The Threat of Divorce in Good Marriages

In the heat of an argument, words become weapons. We’ve all been there – the adrenaline surges, voices rise, and out of the blue, the ultimate weapon is unleashed.

As for me, after more than four decades of marriage, amid the boiling war of words, here’s the ultimate weapon I’ve unleashed so far: “Maybe we need a breather – I’ll go home to the province to take a LONG break.” (emphasis in word “long”) Right there and then, a deafening silence came next. With a legalized divorce in hand then, I could only imagine the worst scenario that might have happened - had I used a much more lethal weapon: “Maybe we get a divorce!”

Making such a divorce threat out loud, according to marriage counselor Dr. Marni Feuerman, is something that can’t be easily undone, causing an impact far more negative than just having the passing thought of separation. In her online article Why Threatening Divorce During An Argument Will Harm Your Marriage, she spells out three consequential effects of divorce threat:

Creating insecurity in marriage. Threatening to leave makes marriage less secure. It changes the dynamic of arguments, opening the door to a future apart. The other one may start thinking about divorce as well.

Making communication more difficult. Once one has made the ultimate divorce threat, it will make it much harder to address the underlying issue. The other may become less likely to talk about problems or more likely to hide them. The threat of divorce creates a fear of abandonment that can be tough to shake.

Making the conflict worse. Instead of resolving the problem, divorce threats tend to simply draw out the conflict. Compounding frustration and hurt with distrust and insecurity will only amplify the problem.

Weapon of Marriage Destruction

The divorce threat is traumatic according to Paul DePompo, PsyD, explaining that it brings marriage from one that promises “till death” to now saying, “Well maybe not so much.” He stresses that divorce threats can bring out a “protective” rather than a “problem-solving” mode.

Relationship coach Chris Armstrong explains, “When you use the D-word [Divorce] in an argument you are removing safety, security, and trust from a relationship, which are basic human needs.” He warns that when one utters a divorce threat, it can get the other angry enough to even “call the bluff.” 

“A universal trigger for anger is the sense of being endangered. Endangerment can be signaled not just by an outright physical threat but also, as is more often the case, by a symbolic threat to self-esteem or dignity,” asserts psychologist Dolf Zillmann as cited in Daniel Goleman’s Emotional Intelligence book. What could be more threatening to the self-esteem or dignity of a partner in a marriage than the threat of such a dreaded D-word: divorce?

Across our societal landscape, the D-word lands like a meteor, leaving emotional craters. Trust fractures. Couples grapple with fear – fear of losing the secure harbor they’ve built together. It’s not just a word; it’s an existential tremor. The very foundation quivers. To a great extent, divorce becomes the ultimate WMD – a weapon of marriage destruction.

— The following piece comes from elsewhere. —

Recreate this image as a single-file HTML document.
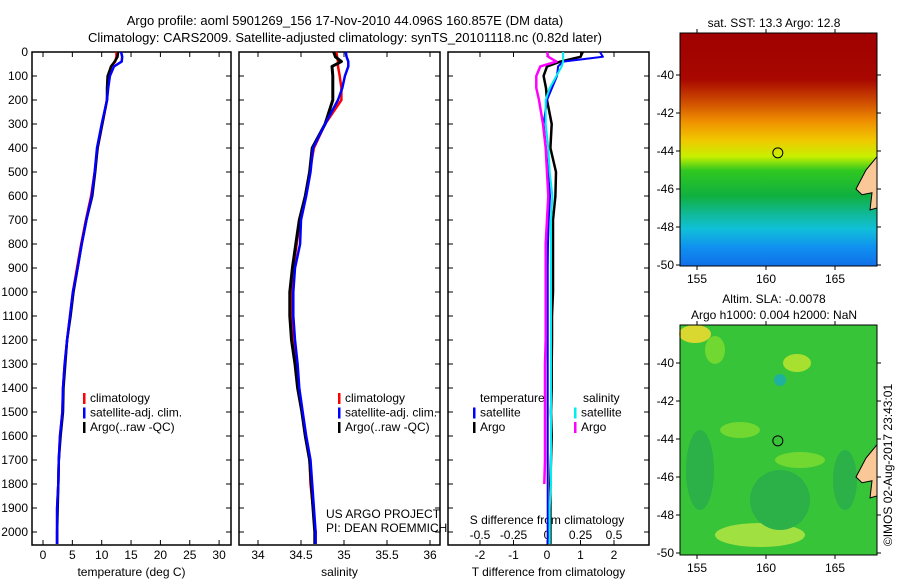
<!DOCTYPE html>
<html><head><meta charset="utf-8"><style>
body{margin:0;background:#fff;}
svg{display:block;font-family:"Liberation Sans",sans-serif;font-size:12px;}
</style></head><body>
<svg id="c" width="900" height="580" viewBox="0 0 900 580">
<defs>
<linearGradient id="sst" x1="0" y1="0" x2="0" y2="1">
<stop offset="0" stop-color="#a00000"/><stop offset="0.2" stop-color="#a80800"/><stop offset="0.3" stop-color="#d05000"/>
<stop offset="0.38" stop-color="#f09000"/><stop offset="0.46" stop-color="#f0c800"/><stop offset="0.53" stop-color="#c8f000"/>
<stop offset="0.59" stop-color="#30c820"/><stop offset="0.7" stop-color="#10b040"/><stop offset="0.77" stop-color="#10b890"/>
<stop offset="0.84" stop-color="#10c0d8"/><stop offset="0.92" stop-color="#1090f0"/><stop offset="1" stop-color="#1070e8"/></linearGradient>
</defs>
<g font-size="13" text-anchor="middle">
<text x="345" y="25">Argo profile: aoml 5901269_156 17-Nov-2010 44.096S 160.857E (DM data)</text>
<text x="345" y="42">Climatology: CARS2009. Satellite-adjusted climatology: synTS_20101118.nc (0.82d later)</text>
</g>
<g id="p1"></g>
<g id="p2"></g>
<g id="p3"></g>
<g id="maps"></g>
<text x="892" y="465" transform="rotate(-90 892 465)" text-anchor="middle">©IMOS 02-Aug-2017 23:43:01</text>
</svg>
<script>
const depths=[0,20,40,60,100,150,200,300,400,500,600,700,800,900,1000,1100,1200,1300,1400,1500,1600,1700,1800,1900,2000];
const tClim=[12.5,12.5,12.3,11.6,11.1,11.0,10.9,10.1,9.3,8.8,8.2,7.3,6.5,5.8,5.1,4.6,4.1,3.7,3.4,3.3,2.9,2.7,2.6,2.4,2.4];
const tSat=[13.3,13.5,13.4,12.1,11.4,11.1,10.9,10.0,9.2,8.8,8.3,7.4,6.6,5.9,5.1,4.6,4.1,3.7,3.4,3.3,2.9,2.7,2.6,2.4,2.4];
const tArgo=[12.8,12.7,12.2,11.6,11.0,10.9,10.9,10.1,9.3,8.9,8.4,7.4,6.6,5.9,5.2,4.7,4.1,3.8,3.5,3.4,3.0,2.7,2.6,2.5,2.4];
const sClim=[34.91,34.92,34.93,34.93,34.95,34.97,34.97,34.78,34.65,34.6,34.55,34.49,34.45,34.41,34.39,34.39,34.41,34.44,34.47,34.51,34.55,34.6,34.61,34.64,34.67];
const sSat=[35.02,35.03,35.05,35.05,35.01,34.98,34.93,34.78,34.64,34.61,34.56,34.5,34.49,34.43,34.41,34.41,34.43,34.46,34.48,34.52,34.56,34.61,34.63,34.65,34.67];
const sArgo=[34.88,34.9,34.97,34.86,34.87,34.87,34.87,34.78,34.63,34.6,34.55,34.48,34.44,34.4,34.37,34.37,34.39,34.43,34.46,34.51,34.55,34.6,34.62,34.64,34.66];
const dTsat=[1.58,1.67,0.48,0.33,0.3,0.15,0,-0.1,-0.03,0.03,0.09,0.05,0.03,0.02,0.02,0.02,0.02,0.02,0.02,0.02,0.02,0.02,0.02,0.02,0.02];
const dTargo=[1.07,1.0,0.4,0,-0.1,-0.03,0,0.14,0.1,0.27,0.25,0.18,0.18,0.18,0.18,0.15,0.15,0.14,0.14,0.12,0.14,0.12,0.1,0.1,0.1];
const dSsat=[0.12,0.12,0.12,0.11,0.07,0.02,-0.01,-0.01,0.01,0.02,0.04,0.03,0.03,0.03,0.03,0.03,0.03,0.03,0.03,0.03,0.03,0.03,0.03,0.02,0.02];
const dSargo=[0,0.01,0.07,-0.05,-0.08,-0.08,-0.06,-0.03,-0.01,0,0.01,0,-0.01,-0.01,-0.01,-0.01,-0.01,-0.015,-0.015,-0.015,-0.015,-0.015,-0.02];
const depthTicks=[0,100,200,300,400,500,600,700,800,900,1000,1100,1200,1300,1400,1500,1600,1700,1800,1900,2000];
const tTicks=[0,5,10,15,20,25,30];
const sTicks=[34,34.5,35,35.5,36];
const dTTicks=[-2,-1,0,1,2];
const dSTicks=[-0.5,-0.25,0,0.25,0.5];
const latTicks=[-40,-42,-44,-46,-48,-50];
const lonTicks=[155,160,165];
const NS='http://www.w3.org/2000/svg';
function mk(p,tag,at,txt){const e=document.createElementNS(NS,tag);for(const k in at)e.setAttribute(k,at[k]);if(txt!==undefined)e.textContent=txt;p.appendChild(e);return e;}
const yD=d=>52+d*0.24;
const TOP=52,BOT=545;
function panel(g,x0,x1,xs,ticks,label,showDepth){
  const r=mk(g,'rect',{x:x0,y:TOP,width:x1-x0,height:BOT-TOP,fill:'none',stroke:'#000','stroke-width':1.5});
  
  
  ticks.forEach(t=>{const x=xs(t);
    mk(g,'line',{x1:x,x2:x,y1:TOP,y2:TOP+5,stroke:'#000'});
    mk(g,'line',{x1:x,x2:x,y1:BOT,y2:BOT-5,stroke:'#000'});
    const l=mk(g,'text',{x:x,y:559,'text-anchor':'middle'},String(t));
    
    
  });
  depthTicks.forEach(d=>{const y=yD(d);
    mk(g,'line',{x1:x0,x2:x0+5,y1:y,y2:y,stroke:'#000'});
    mk(g,'line',{x1:x1,x2:x1-5,y1:y,y2:y,stroke:'#000'});
    if(showDepth){const l=mk(g,'text',{x:28,y:y+4,'text-anchor':'end'},String(d));
      
      }
  });
  const xl=mk(g,'text',{x:(x0+x1)/2,y:576,'text-anchor':'middle'},label);
  
  
}
function line(g,vals,xs,color,w,name){
  let d='';vals.forEach((v,i)=>{d+=(i?'L':'M')+xs(v).toFixed(1)+','+yD(depths[i]).toFixed(1);});
  if(vals.length===depths.length)d+='L'+xs(vals[vals.length-1]).toFixed(1)+','+(BOT-1);
  const p=mk(g,'path',{d:d,fill:'none',stroke:color,'stroke-width':w,'stroke-linejoin':'round'});
  
  
}
function legend(g,x,y,items){
  items.forEach((it,i)=>{mk(g,'rect',{x:x,y:y+i*14.5-9,width:2.5,height:11,fill:it[0]});
    const t=mk(g,'text',{x:x+7,y:y+i*14.5},it[1]);
    
    });
}
const g1=document.getElementById('p1');
const xT=t=>43+t*5.87;
panel(g1,32,231,xT,tTicks,'temperature (deg C)',true);
line(g1,tClim,xT,'#f00',2.5,'temperature-climatology-line');
line(g1,tArgo,xT,'#000',2.5,'temperature-argo-line');
line(g1,tSat,xT,'#00f',2.5,'temperature-satellite-line');
legend(g1,83,402,[['#f00','climatology'],['#00f','satellite-adj. clim.'],['#000','Argo(..raw -QC)']]);
const g2=document.getElementById('p2');
const xS=s=>258+(s-34)*86;
panel(g2,239,440,xS,sTicks,'salinity',false);
line(g2,sClim,xS,'#f00',2.5,'salinity-climatology-line');
line(g2,sArgo,xS,'#000',3,'salinity-argo-line');
line(g2,sSat,xS,'#00f',2.5,'salinity-satellite-line');
legend(g2,338,402,[['#f00','climatology'],['#00f','satellite-adj. clim.'],['#000','Argo(..raw -QC)']]);
mk(g2,'text',{x:326,y:518},'US ARGO PROJECT');
mk(g2,'text',{x:326,y:532},'PI: DEAN ROEMMICH');
const g3=document.getElementById('p3');
const xdT=v=>547+v*33.5, xdS=v=>547+v*134;
panel(g3,448,649,xdT,dTTicks,'T difference from climatology',false);
mk(g3,'text',{x:547,y:524,'text-anchor':'middle'},'S difference from climatology');
dSTicks.forEach(t=>{const l=mk(g3,'text',{x:xdS(t),y:539,'text-anchor':'middle'},String(t));
  
  });
line(g3,dTargo,xdT,'#000',2.5,'t-diff-argo-line');
line(g3,dTsat,xdT,'#00f',2,'t-diff-satellite-line');
line(g3,dSargo,xdS,'#f0f',2.5,'s-diff-argo-line');
line(g3,dSsat,xdS,'#0ee',2,'s-diff-satellite-line');
mk(g3,'text',{x:480,y:402},'temperature');
mk(g3,'text',{x:583,y:402},'salinity');
legend(g3,473,416.5,[['#00f','satellite'],['#000','Argo']]);
legend(g3,574,416.5,[['#0ee','satellite'],['#f0f','Argo']]);
const gm=document.getElementById('maps');
function map(y0,y1,latBottomY,title,fillFn){
  const x0=680,x1=877;
  const lonX=l=>697+(l-155)*13.8, latY=l=>latBottomY-(l+50)*19;
  fillFn(x0,y0,x1-x0,y1-y0);
  mk(gm,'path',{d:`M877,${latY(-44.3)} L866,${latY(-45.0)} L856,${latY(-46.0)} L862,${latY(-46.3)} L872,${latY(-46.2)} L870,${latY(-47.1)} L877,${latY(-47.0)} Z`,fill:'#fac896',stroke:'#000','stroke-width':1});
  mk(gm,'circle',{cx:lonX(160.857),cy:latY(-44.096),r:5,fill:'none',stroke:'#000','stroke-width':1});
  mk(gm,'rect',{x:x0,y:y0,width:x1-x0,height:y1-y0,fill:'none',stroke:'#000','stroke-width':1});
  latTicks.forEach(l=>{const y=latY(l);mk(gm,'line',{x1:x0-4,x2:x0,y1:y,y2:y,stroke:'#000'});mk(gm,'line',{x1:x1,x2:x1+4,y1:y,y2:y,stroke:'#000'});
    const t=mk(gm,'text',{x:x0-6,y:y+4,'text-anchor':'end'},String(l));
    
    });
  lonTicks.forEach(l=>{const x=lonX(l);mk(gm,'line',{x1:x,x2:x,y1:y1,y2:y1+4,stroke:'#000'});mk(gm,'line',{x1:x,x2:x,y1:y0-4,y2:y0,stroke:'#000'});
    const t=mk(gm,'text',{x:x,y:y1+17,'text-anchor':'middle'},String(l));
    
    });
  title.forEach((s,i)=>mk(gm,'text',{x:774,y:y0-(title.length-i)*16+10,'text-anchor':'middle'},s));
}
map(33,266,265,['sat. SST: 13.3 Argo: 12.8'],(x,y,w,h)=>{
  const r=mk(gm,'rect',{x:x,y:y,width:w,height:h,fill:'url(#sst)'});
  
  
});
map(325,555,553,['Altim. SLA: -0.0078','Argo h1000: 0.004 h2000: NaN'],(x,y,w,h)=>{
  const r=mk(gm,'rect',{x:x,y:y,width:w,height:h,fill:'#38c438'});
  
  
  [[695,334,16,9,'#d8d830'],[797,363,14,9,'#a8e030'],[780,380,6,6,'#20b0a0'],[715,350,10,14,'#70d830'],[740,430,20,8,'#70d830'],[800,460,25,8,'#70d830'],[760,535,45,12,'#a0e040'],[700,470,14,40,'#2cb048'],[780,500,30,30,'#2cb048'],[845,480,12,30,'#2cb048']].forEach(e=>
    mk(gm,'ellipse',{cx:e[0],cy:e[1],rx:e[2],ry:e[3],fill:e[4]}));
});
</script>
</body></html>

Balancing Alternatives: Annulment and Legal Separation

Legalizing divorce isn’t the only option. Dealing particularly with an abusive and cruel spouse, the Family Code provides for the legal separation of married couples. There is annulment of voidable marriages, as well as salutary provisions in the Act defining Violence against Women and their Children.

Annulment is like a delicate scalpel -- dissecting without obliterating. Legal separation allows couples to live apart, yet the marriage endures. It’s a trial separation – a chance to breathe without severing the lifeline.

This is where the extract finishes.